Unlike many other legal scholars, Schoenbaum has studied both environmental law and international trade law extensively. Recently he has been poring over the 22,000-page legal document that establishes the new World Trade Organization (which replaces the GATT) and the 5,000-page text of the North American Free Trade Agreement (NAFTA).

"International lawmaking is very difficult because it's so entwined with international politics," Schoenbaum said. "There is no international legislature. You build the laws on prior experience, but mainly they are the result of international diplomatic relations. It's an enormous process of consensus- making which often takes years.

"The legal research process involves gathering sources of law, analyzing and synthesizing the information, and discussing theories with government officials, scholars and writers all over the world," he said.

Although the tuna/dolphin dispute still has not been resolved, Schoenbaum predicts that ongoing negotiations will soon result in a decision favorable for the United States. Mexico, which originally petitioned the GATT panel, is now showing flexibility following the passage of NAFTA.

"American values and ideas pass into the international legal order through American influence," he said. "The United States has the largest influence of any country. However, the United States doesn't have the only influence. We must work with other countries and accommodate their interests and values."

Because of his widely acknowledged expertise in both international trade and environmental law, Schoenbaum is consulted regularly by state, national and international policy makers. As author of the pre-eminent casebook on environmental law and a three-volume treatise, Admiralty and Maritime Law, he is notably qualified to provide such counsel. His economic and environmental impact report on NAFTA, which proved to be a powerful lobbying tool for its passage, was lauded by Sen. Sam Nunn as "the best analysis I have seen done on the subject."

Schoenbaum said he expects that another U.S. trade law eventually will be challenged in the international arena: a 1990 ban on the export of raw logs from certain West Coast states. The justification for the law, according to Congress, was conservation.

"If you look at what is actually happening, it's really an export ban that has no basis in conservation. It's protectionist," Schoenbaum said. "The object of that lumber law was to create jobs for industries that process the logs. While that may seem like a great idea at first, you have to realize the consequence of the action -- other countries will do it to us, and several have already. Indonesia and the Philippines, just to name a few, have passed the same law."

Schoenbaum has worked to develop trade regulations for protecting endangered species and the ozone layer, and for deciding whether a country may ban a product because it objects to how it is made.
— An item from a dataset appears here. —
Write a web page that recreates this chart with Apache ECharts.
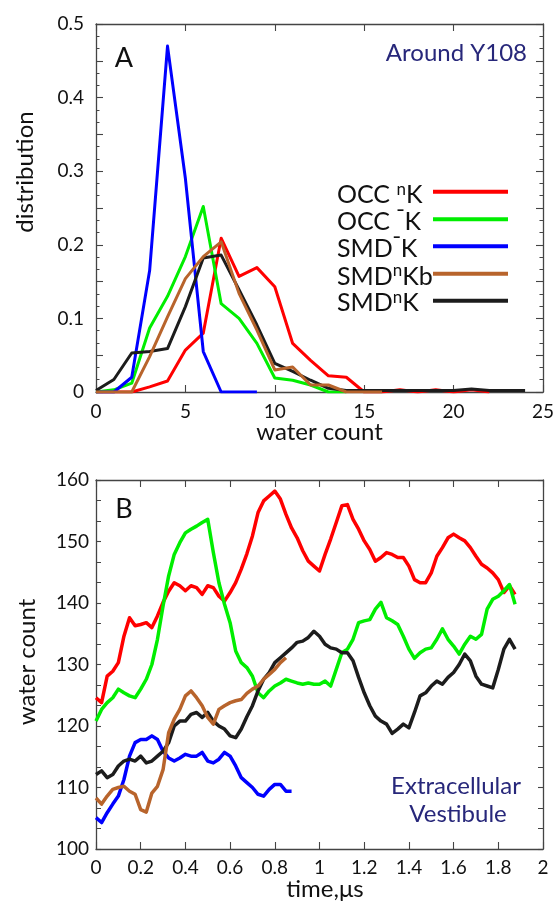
<!DOCTYPE html>
<html><head><meta charset="utf-8">
<script src="https://cdn.jsdelivr.net/npm/echarts@6/dist/echarts.min.js"></script>
<style>html,body{margin:0;padding:0;background:#fff}#c{width:557px;height:901px}</style>
</head><body><div id="c"></div>
<script>
const FONT = 'Lato, "Open Sans", sans-serif';

// ---------- Panel A: distribution vs water count ----------
const countX = [0,1,2,3,4,5,6,7,8,9,10,11,12,13,14,15,16,17,18,19,20,21,22,23,24];
const occN     = [0,0,0,0.007,0.015,0.057,0.08,0.209,0.157,0.169,0.143,0.066,0.043,0.022,0.02,0,0,0.003,0,0.003,0,0.003,0];
const occMinus = [0,0.003,0.012,0.087,0.13,0.184,0.252,0.12,0.10,0.066,0.019,0.016,0.0095,0,0];
const smdMinus = [0,0,0.02,0.165,0.47,0.29,0.055,0,0,0];
const smdNKb   = [0,0,0,0.048,0.102,0.154,0.184,0.204,0.134,0.084,0.03,0.034,0.0095,0.0095,0,0,0];
const smdN     = [0.002,0.017,0.053,0.055,0.059,0.116,0.182,0.186,0.139,0.091,0.039,0.028,0.016,0.005,0.002,0.002,0.002,0.002,0.002,0.002,0.002,0.004,0.002,0.002,0.002];

// ---------- Panel B: water count vs time (us) ----------
const timeB = [0,0.025,0.05,0.075,0.1,0.125,0.15,0.175,0.2,0.225,0.25,0.275,0.3,0.325,0.35,0.375,0.4,0.425,0.45,0.475,
  0.5,0.525,0.55,0.575,0.6,0.625,0.65,0.675,0.7,0.725,0.75,0.775,0.8,0.825,0.85,0.875,0.9,0.925,0.95,0.975,
  1.0,1.025,1.05,1.075,1.1,1.125,1.15,1.175,1.2,1.225,1.25,1.275,1.3,1.325,1.35,1.375,1.4,1.425,1.45,1.475,
  1.5,1.525,1.55,1.575,1.6,1.625,1.65,1.675,1.7,1.725,1.75,1.775,1.8,1.825,1.85,1.875];
const wOccN = [124.6,123.8,128.1,128.9,130.3,134.6,137.6,136.3,136.5,136.8,136.0,137.9,140.1,141.9,143.3,142.8,142.0,142.8,142.5,141.4,
  142.8,142.5,141.1,140.3,141.7,143.3,145.5,148.0,150.9,154.7,156.6,157.4,158.2,156.9,154.4,152.2,150.6,148.5,146.8,146.0,
  145.2,147.9,150.4,153.1,155.8,156.0,153.6,152.0,150.1,148.7,146.8,147.4,148.2,147.9,147.4,147.4,146.0,143.8,143.3,143.3,
  144.9,147.6,149.0,150.6,151.2,150.6,150.1,149.0,147.6,146.3,145.7,144.9,143.8,141.7,142.8,141.4];
const wOccMinus = [120.8,122.7,123.8,124.6,126.0,125.4,124.9,124.6,126.0,127.6,130.0,134.1,139.5,144.4,147.9,149.8,151.4,152.0,152.5,153.1,
  153.6,148.2,143.3,139.8,136.8,132.2,130.3,129.5,128.1,125.4,124.6,125.7,126.5,127.0,127.6,127.3,127.0,126.8,127.0,126.8,
  126.8,127.3,126.5,129.2,131.9,132.5,134.1,136.8,137.1,137.3,139.0,140.1,137.6,137.1,136.5,134.6,132.5,131.0,131.9,132.5,
  132.7,134.1,135.8,134.1,133.0,131.7,133.3,134.6,134.1,134.9,139.0,140.6,141.1,142.0,143.0,139.8];
const wSmdMinus = [105.1,104.3,105.9,107.3,108.6,111.3,115.1,117.3,117.8,117.8,118.4,117.8,115.9,114.8,114.3,114.8,115.4,115.1,115.1,115.7,
  114.3,114.0,114.6,115.7,115.1,113.5,111.6,110.8,110.0,108.9,108.6,109.7,110.5,110.5,109.4,109.4];
const wSmdNKb = [108.3,107.3,108.6,109.7,110.0,110.2,109.4,108.9,106.4,106.0,109.1,110.2,112.9,118.9,121.1,122.7,124.9,125.7,124.6,123.3,
  121.4,120.3,122.7,123.3,123.8,124.1,124.3,125.3,126.0,126.5,127.6,128.4,129.2,130.3,131.1];
const wSmdN = [112.1,112.7,111.6,112.1,113.5,114.3,114.6,114.3,115.1,114.0,114.3,115.1,115.9,117.3,120.0,120.8,120.8,121.9,122.2,121.4,
  122.2,120.8,120.0,119.5,118.4,118.1,119.5,121.5,123.3,125.7,127.6,128.7,130.3,131.1,131.9,132.7,133.6,133.8,134.4,135.4,
  134.6,133.3,132.7,132.5,131.9,131.9,130.6,127.9,125.4,123.3,121.6,120.8,120.3,118.8,119.5,120.3,119.7,122.2,124.9,125.4,
  126.5,127.3,126.8,127.9,128.7,130.0,131.7,130.6,128.1,126.8,126.5,126.2,129.2,132.5,134.1,132.5];

const legendNames = ['{m|OCC }{s|n}{m|K}', '{m|OCC }{b|¯}{m|K}', '{m|SMD}{b|¯}{m|K}', '{m|SMD}{s|n}{m|Kb}', '{m|SMD}{s|n}{m|K}'];

const RED = '#ff0000', GREEN = '#00ee00', BLUE = '#0000ff', BROWN = '#b8642c', BLACK = '#1c1c1c';
const NAVY = '#27277a';
const FRAME = '#444';

function pairs(xs, ys) { return ys.map((v, i) => [xs[i], v]); }

function axisBase(extra) {
  return Object.assign({
    type: 'value',
    axisLine: { show: true, onZero: false, lineStyle: { color: FRAME, width: 1.3 } },
    axisTick: { show: true, inside: true, length: 7, lineStyle: { color: FRAME, width: 1.1 } },
    splitLine: { show: false },
    axisLabel: { fontSize: 19, color: '#111', fontFamily: FONT }
  }, extra);
}

const chart = echarts.init(document.getElementById('c'), null, { renderer: 'canvas' });

const labA = v => (Math.abs(v * 10 - Math.round(v * 10)) < 1e-6) ? String(+v.toFixed(1)) : '';

const lineSer = (name, xi, yi, data, color, w) => ({
  name, type: 'line', xAxisIndex: xi, yAxisIndex: yi, data, showSymbol: false, symbol: 'none',
  lineStyle: { color, width: w, join: 'round' }, itemStyle: { color }, animation: false, silent: true
});

const legendColors = [RED, GREEN, BLUE, BROWN, BLACK];
const legendTextY = [195, 222, 249, 276.5, 303];
const legendLineY = [191.7, 219.3, 246.3, 273.7, 300.7];

const graphics = [];
legendNames.forEach((t, i) => {
  graphics.push({
    type: 'text', x: 337, y: legendTextY[i],
    style: {
      text: t, textAlign: 'left', textVerticalAlign: 'middle',
      rich: {
        m: { fontSize: 25, fontFamily: FONT, fill: '#111', lineHeight: 28 },
        s: { fontSize: 17, fontFamily: FONT, fill: '#111', lineHeight: 10, verticalAlign: 'top' },
        b: { fontSize: 20, fontFamily: FONT, fill: '#111', lineHeight: 22, verticalAlign: 'top', fontWeight: 'bold' }
      }
    }
  });
  graphics.push({
    type: 'line', shape: { x1: 433, y1: legendLineY[i], x2: 508, y2: legendLineY[i] },
    style: { stroke: legendColors[i], lineWidth: 4 }
  });
});
graphics.push(
  { type: 'text', x: 124, y: 58, style: { text: 'A', fontSize: 27, fontFamily: FONT, fill: '#111', textAlign: 'center', textVerticalAlign: 'middle' } },
  { type: 'text', x: 124, y: 509, style: { text: 'B', fontSize: 27, fontFamily: FONT, fill: '#111', textAlign: 'center', textVerticalAlign: 'middle' } },
  { type: 'text', x: 527, y: 53, style: { text: 'Around Y108', fontSize: 24, fontFamily: FONT, fill: NAVY, textAlign: 'right', textVerticalAlign: 'middle' } },
  { type: 'text', x: 456, y: 786, style: { text: 'Extracellular', fontSize: 24, fontFamily: FONT, fill: NAVY, textAlign: 'center', textVerticalAlign: 'middle' } },
  { type: 'text', x: 458, y: 814, style: { text: 'Vestibule', fontSize: 24, fontFamily: FONT, fill: NAVY, textAlign: 'center', textVerticalAlign: 'middle' } },
  { type: 'text', x: 319.5, y: 432, style: { text: 'water count', fontSize: 24, fontFamily: FONT, fill: '#111', textAlign: 'center', textVerticalAlign: 'middle' } },
  { type: 'text', x: 325, y: 889, style: { text: 'time,μs', fontSize: 24, fontFamily: FONT, fill: '#111', textAlign: 'center', textVerticalAlign: 'middle' } },
  { type: 'text', x: 25, y: 172, rotation: Math.PI / 2, style: { text: 'distribution', fontSize: 24, fontFamily: FONT, fill: '#111', textAlign: 'center', textVerticalAlign: 'middle' } },
  { type: 'text', x: 27, y: 662, rotation: Math.PI / 2, style: { text: 'water count', fontSize: 24, fontFamily: FONT, fill: '#111', textAlign: 'center', textVerticalAlign: 'middle' } }
);

chart.setOption({
  animation: false,
  backgroundColor: '#fff',
  grid: [
    { left: 96, top: 24, width: 447, height: 368 },
    { left: 96, top: 480, width: 447, height: 369 }
  ],
  xAxis: [
    axisBase({ gridIndex: 0, position: 'bottom', min: 0, max: 25, interval: 5, axisLabel: { fontSize: 19, color: '#111', fontFamily: FONT, margin: 10 } }),
    axisBase({ gridIndex: 0, position: 'top', min: 0, max: 25, interval: 5, axisLabel: { show: false } }),
    axisBase({ gridIndex: 1, position: 'bottom', min: 0, max: 2, interval: 0.2, axisLabel: { fontSize: 19, color: '#111', fontFamily: FONT, margin: 9 } }),
    axisBase({ gridIndex: 1, position: 'top', min: 0, max: 2, interval: 0.2, axisLabel: { show: false } })
  ],
  yAxis: [
    axisBase({ gridIndex: 0, position: 'left', min: 0, max: 0.5, interval: 0.05,
      minorTick: { show: true, splitNumber: 3, length: 3.5, lineStyle: { color: FRAME, width: 1 } },
      axisLabel: { fontSize: 19, color: '#111', fontFamily: FONT, margin: 12, formatter: labA } }),
    axisBase({ gridIndex: 0, position: 'right', min: 0, max: 0.5, interval: 0.05,
      minorTick: { show: true, splitNumber: 3, length: 3.5, lineStyle: { color: FRAME, width: 1 } },
      axisLabel: { show: false } }),
    axisBase({ gridIndex: 1, position: 'left', min: 100, max: 160, interval: 10,
      axisTick: { show: true, inside: true, length: 5, lineStyle: { color: FRAME, width: 1.1 } },
      minorTick: { show: true, splitNumber: 3, length: 5, lineStyle: { color: FRAME, width: 1 } },
      axisLabel: { fontSize: 19, color: '#111', fontFamily: FONT, margin: 7 } }),
    axisBase({ gridIndex: 1, position: 'right', min: 100, max: 160, interval: 10,
      axisTick: { show: true, inside: true, length: 5, lineStyle: { color: FRAME, width: 1.1 } },
      minorTick: { show: true, splitNumber: 3, length: 5, lineStyle: { color: FRAME, width: 1 } },
      axisLabel: { show: false } })
  ],
  series: [
    lineSer('OCCnK', 0, 0, pairs(countX, occN), RED, 3),
    lineSer('OCC-K', 0, 0, pairs(countX, occMinus), GREEN, 3),
    lineSer('SMD-K', 0, 0, pairs(countX, smdMinus), BLUE, 3),
    lineSer('SMDnK', 0, 0, pairs(countX, smdN), BLACK, 3),
    lineSer('SMDnKb', 0, 0, pairs(countX, smdNKb), BROWN, 3),
    lineSer('OCCnK', 2, 2, pairs(timeB, wOccN), RED, 3.5),
    lineSer('OCC-K', 2, 2, pairs(timeB, wOccMinus), GREEN, 3.5),
    lineSer('SMD-K', 2, 2, pairs(timeB, wSmdMinus), BLUE, 3.5),
    lineSer('SMDnK', 2, 2, pairs(timeB, wSmdN), BLACK, 3.5),
    lineSer('SMDnKb', 2, 2, pairs(timeB, wSmdNKb), BROWN, 3.5)
  ],
  graphic: graphics
});
</script></body></html>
"My personal conclusions are that we have to find a way for international treaties to be upheld; that there is a proper scope for unilateral action to protect resources like dolphins, but we have to find a way to restrain unilateral action generally; and we have to find a way to adopt minimum environmental, labor and human rights standards without imposing U.S. values on the rest of the world," he said.

Those are tall orders.

"International trade attorneys and environmental attorneys aren't enemies," Schoenbaum said. "Both sides of their arguments have positive values and need to be protected. What we must do is rationalize where they come into conflict."